***** Data to process *****

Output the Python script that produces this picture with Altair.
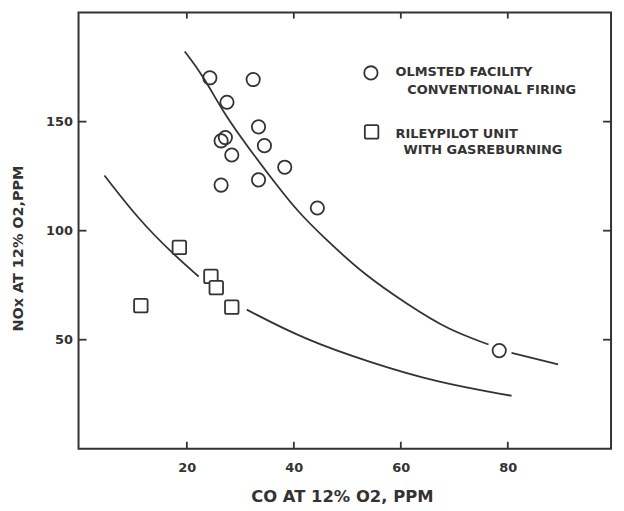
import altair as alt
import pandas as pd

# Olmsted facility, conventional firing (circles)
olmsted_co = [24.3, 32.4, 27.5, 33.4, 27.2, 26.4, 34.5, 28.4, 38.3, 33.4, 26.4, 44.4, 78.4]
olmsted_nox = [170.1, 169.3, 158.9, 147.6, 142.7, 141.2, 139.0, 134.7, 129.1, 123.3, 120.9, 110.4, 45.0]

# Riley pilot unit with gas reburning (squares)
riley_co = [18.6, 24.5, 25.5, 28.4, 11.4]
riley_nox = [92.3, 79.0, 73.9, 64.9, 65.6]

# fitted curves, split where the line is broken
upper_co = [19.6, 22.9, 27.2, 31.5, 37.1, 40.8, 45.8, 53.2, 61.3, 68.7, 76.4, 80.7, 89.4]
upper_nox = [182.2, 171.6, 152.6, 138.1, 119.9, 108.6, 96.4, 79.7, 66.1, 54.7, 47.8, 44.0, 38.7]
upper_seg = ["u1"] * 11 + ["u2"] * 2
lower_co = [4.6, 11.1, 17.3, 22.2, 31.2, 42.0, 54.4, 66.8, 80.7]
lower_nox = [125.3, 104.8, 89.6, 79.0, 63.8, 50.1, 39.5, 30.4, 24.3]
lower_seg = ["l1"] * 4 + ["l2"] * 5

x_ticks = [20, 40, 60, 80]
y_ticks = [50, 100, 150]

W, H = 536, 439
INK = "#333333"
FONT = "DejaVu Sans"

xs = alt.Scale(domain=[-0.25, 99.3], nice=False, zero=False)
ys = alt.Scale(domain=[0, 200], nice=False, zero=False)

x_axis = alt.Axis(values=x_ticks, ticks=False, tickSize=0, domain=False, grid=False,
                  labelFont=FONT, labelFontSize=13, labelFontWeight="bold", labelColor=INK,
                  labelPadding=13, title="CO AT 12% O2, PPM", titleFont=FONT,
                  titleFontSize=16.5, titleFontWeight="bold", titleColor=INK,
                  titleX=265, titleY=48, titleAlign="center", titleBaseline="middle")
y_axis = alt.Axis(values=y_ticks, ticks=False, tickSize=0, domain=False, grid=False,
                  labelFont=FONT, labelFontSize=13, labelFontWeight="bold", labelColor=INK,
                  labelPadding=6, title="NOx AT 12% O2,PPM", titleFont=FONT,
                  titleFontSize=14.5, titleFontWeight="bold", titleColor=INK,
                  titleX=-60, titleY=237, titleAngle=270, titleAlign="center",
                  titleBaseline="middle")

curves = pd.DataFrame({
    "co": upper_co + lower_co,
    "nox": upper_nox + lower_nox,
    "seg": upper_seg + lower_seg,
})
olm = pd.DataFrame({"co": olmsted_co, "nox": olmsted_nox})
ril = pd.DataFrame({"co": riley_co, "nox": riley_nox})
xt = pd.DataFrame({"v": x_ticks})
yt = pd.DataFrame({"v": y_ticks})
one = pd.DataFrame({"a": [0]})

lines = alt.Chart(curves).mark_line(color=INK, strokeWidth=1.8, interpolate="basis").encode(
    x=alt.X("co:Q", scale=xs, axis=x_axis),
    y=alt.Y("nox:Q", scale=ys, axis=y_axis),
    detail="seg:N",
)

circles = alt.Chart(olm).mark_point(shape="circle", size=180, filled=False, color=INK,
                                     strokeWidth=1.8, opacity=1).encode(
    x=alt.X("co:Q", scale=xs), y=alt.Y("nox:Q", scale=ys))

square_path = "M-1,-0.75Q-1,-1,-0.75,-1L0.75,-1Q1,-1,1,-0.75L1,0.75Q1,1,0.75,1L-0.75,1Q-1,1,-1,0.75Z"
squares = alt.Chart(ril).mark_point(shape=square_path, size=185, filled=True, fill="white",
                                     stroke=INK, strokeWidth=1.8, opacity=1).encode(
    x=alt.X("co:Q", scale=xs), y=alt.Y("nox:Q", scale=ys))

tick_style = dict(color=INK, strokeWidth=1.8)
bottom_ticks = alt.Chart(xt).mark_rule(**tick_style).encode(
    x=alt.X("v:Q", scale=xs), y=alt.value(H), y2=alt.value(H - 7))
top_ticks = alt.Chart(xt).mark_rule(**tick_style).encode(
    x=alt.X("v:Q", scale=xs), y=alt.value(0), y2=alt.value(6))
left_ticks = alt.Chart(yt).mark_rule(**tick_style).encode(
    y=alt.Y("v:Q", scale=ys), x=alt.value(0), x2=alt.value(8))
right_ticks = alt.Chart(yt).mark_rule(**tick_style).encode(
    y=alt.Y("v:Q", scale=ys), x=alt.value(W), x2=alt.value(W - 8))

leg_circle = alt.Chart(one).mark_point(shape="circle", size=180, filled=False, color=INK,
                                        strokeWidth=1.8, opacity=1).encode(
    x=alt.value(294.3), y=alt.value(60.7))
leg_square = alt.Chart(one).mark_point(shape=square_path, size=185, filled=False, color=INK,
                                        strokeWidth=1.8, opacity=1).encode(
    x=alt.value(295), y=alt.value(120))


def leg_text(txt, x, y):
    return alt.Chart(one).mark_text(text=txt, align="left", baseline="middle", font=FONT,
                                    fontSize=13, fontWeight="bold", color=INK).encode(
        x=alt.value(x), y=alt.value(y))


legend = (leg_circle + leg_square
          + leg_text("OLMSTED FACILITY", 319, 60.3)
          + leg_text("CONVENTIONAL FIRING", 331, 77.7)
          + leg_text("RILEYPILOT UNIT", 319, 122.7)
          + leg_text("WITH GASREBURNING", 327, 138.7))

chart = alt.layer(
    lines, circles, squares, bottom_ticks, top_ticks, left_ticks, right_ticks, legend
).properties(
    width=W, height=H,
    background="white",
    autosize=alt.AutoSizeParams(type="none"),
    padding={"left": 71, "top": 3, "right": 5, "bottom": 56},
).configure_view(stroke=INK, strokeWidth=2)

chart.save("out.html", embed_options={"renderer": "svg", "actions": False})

*****
***** Data to process *****

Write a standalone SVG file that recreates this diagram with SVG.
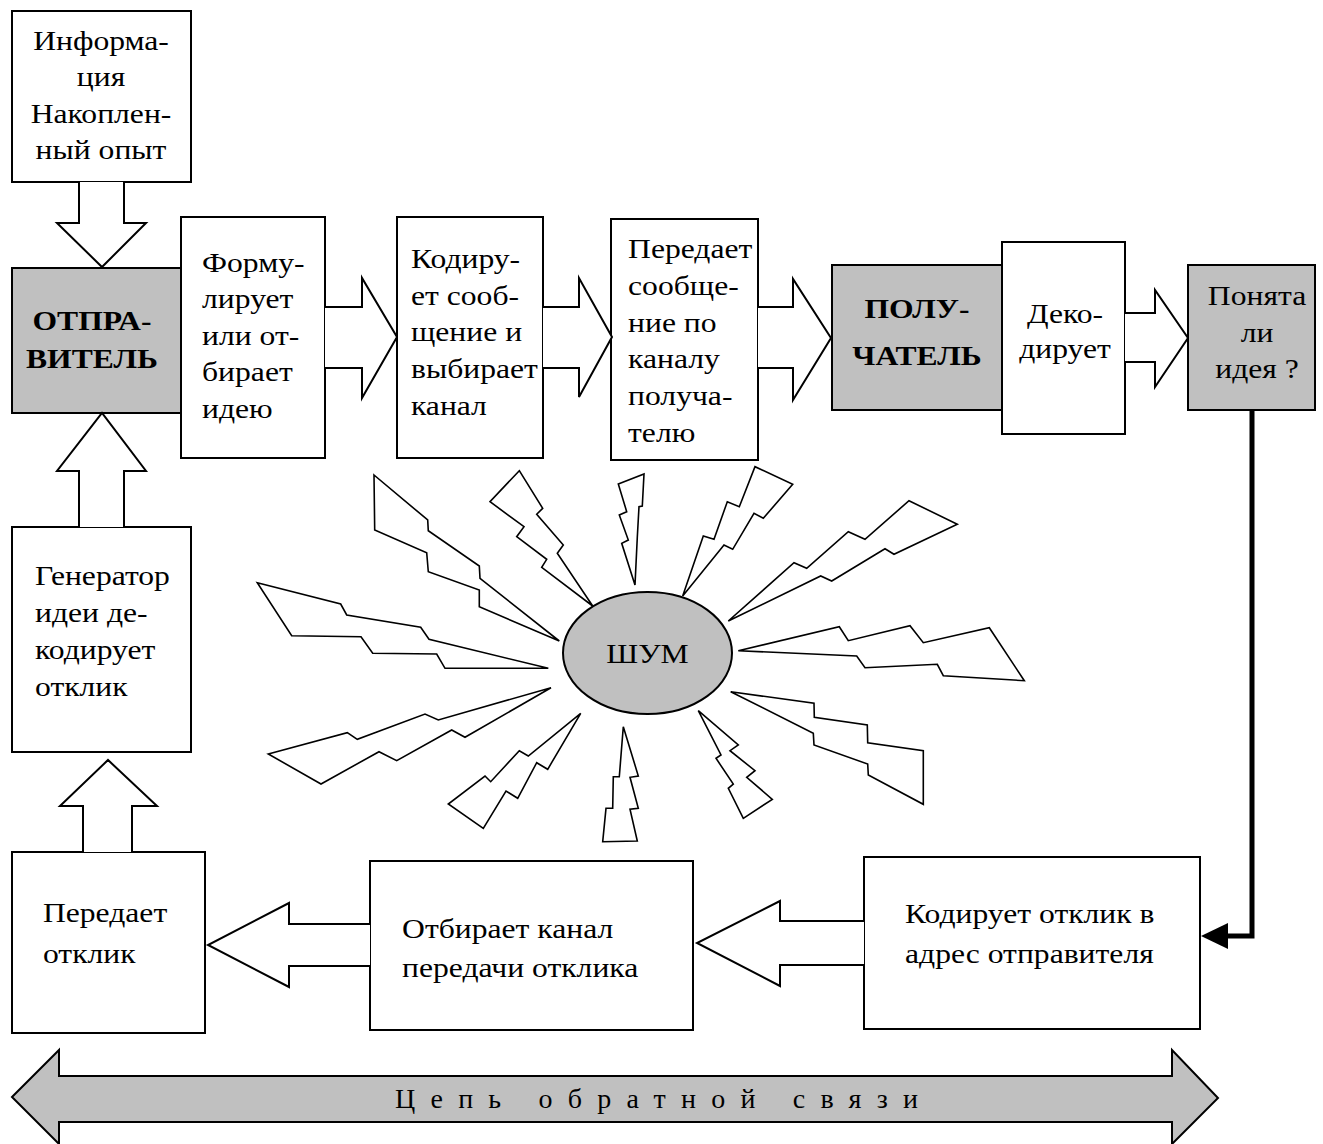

*****

[Exercise goal] Look above for the line containing "Output the Python", then write out every line from there down to the line containing "ys = alt.Scale(domain=[0, 200], nice=False, zero=False)", that line included, with no pictures.

[Result]
Output the Python script that produces this picture with Altair.
import altair as alt
import pandas as pd

# Olmsted facility, conventional firing (circles)
olmsted_co = [24.3, 32.4, 27.5, 33.4, 27.2, 26.4, 34.5, 28.4, 38.3, 33.4, 26.4, 44.4, 78.4]
olmsted_nox = [170.1, 169.3, 158.9, 147.6, 142.7, 141.2, 139.0, 134.7, 129.1, 123.3, 120.9, 110.4, 45.0]

# Riley pilot unit with gas reburning (squares)
riley_co = [18.6, 24.5, 25.5, 28.4, 11.4]
riley_nox = [92.3, 79.0, 73.9, 64.9, 65.6]

# fitted curves, split where the line is broken
upper_co = [19.6, 22.9, 27.2, 31.5, 37.1, 40.8, 45.8, 53.2, 61.3, 68.7, 76.4, 80.7, 89.4]
upper_nox = [182.2, 171.6, 152.6, 138.1, 119.9, 108.6, 96.4, 79.7, 66.1, 54.7, 47.8, 44.0, 38.7]
upper_seg = ["u1"] * 11 + ["u2"] * 2
lower_co = [4.6, 11.1, 17.3, 22.2, 31.2, 42.0, 54.4, 66.8, 80.7]
lower_nox = [125.3, 104.8, 89.6, 79.0, 63.8, 50.1, 39.5, 30.4, 24.3]
lower_seg = ["l1"] * 4 + ["l2"] * 5

x_ticks = [20, 40, 60, 80]
y_ticks = [50, 100, 150]

W, H = 536, 439
INK = "#333333"
FONT = "DejaVu Sans"

xs = alt.Scale(domain=[-0.25, 99.3], nice=False, zero=False)
ys = alt.Scale(domain=[0, 200], nice=False, zero=False)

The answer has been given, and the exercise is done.